We hear, more and more, that we should be designing technology that feels. That our devices are becoming emotional, empathetic, human-like. But I find myself uneasy with that idea. Not because I fear technology, but because I respect what feeling truly is.
A feeling is not an output. It’s not a script, not a signal. It’s not something that can be installed, no matter how many lines of code or layers of neural networks someone builds. A feeling belongs to a body, a mind, a lived experience. It comes uninvited, shaped by memory, context, chemistry, time. Love, grief, awe. They are not in the object, but in the self that holds it. In what the object reflects back to us, what it awakens, what it makes possible.
And yet, we keep hearing otherwise. That the machine will learn to feel, that a voice assistant will be our friend, that empathy is a feature. But this is a misunderstanding, not just of technology, but of us.
What we need is not machines that feel, but machines that understand. Understand us through our natural way of comunicating, our gestures, our speech, maybe even the subtle cues we offer without thinking (although this last one kind of shakes me a lit bit). For most of our history with machines, we’ve been the ones adapting: learning to type, to click, to speak in commands. But now, with natural language and embodied or hybrid interfaces, we have a chance to reverse that direction. To speak and act as we are, not adapting to the language of machines.
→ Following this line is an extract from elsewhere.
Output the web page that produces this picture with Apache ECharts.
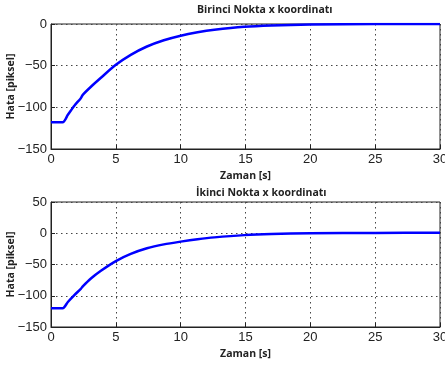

Still, this does not mean the machine becomes a person. Understanding is not imitation. Design should not strive to humanize devices, to give them a face or a tone of voice that mimics care. Because care cannot be faked, well, not without consequences. What we risk, in the pursuit of “feeling” machines, is not better relationships with technology, but confusion about what a relationship is.
I am not against intelligent machines, or fluid interfaces, or design that anticipates emotion. But I am against the illusion that a machine feels, because once we accept that illusion, we start expecting from machines something they can never truly give. And worse, we may begin expecting less from ourselves and from each other.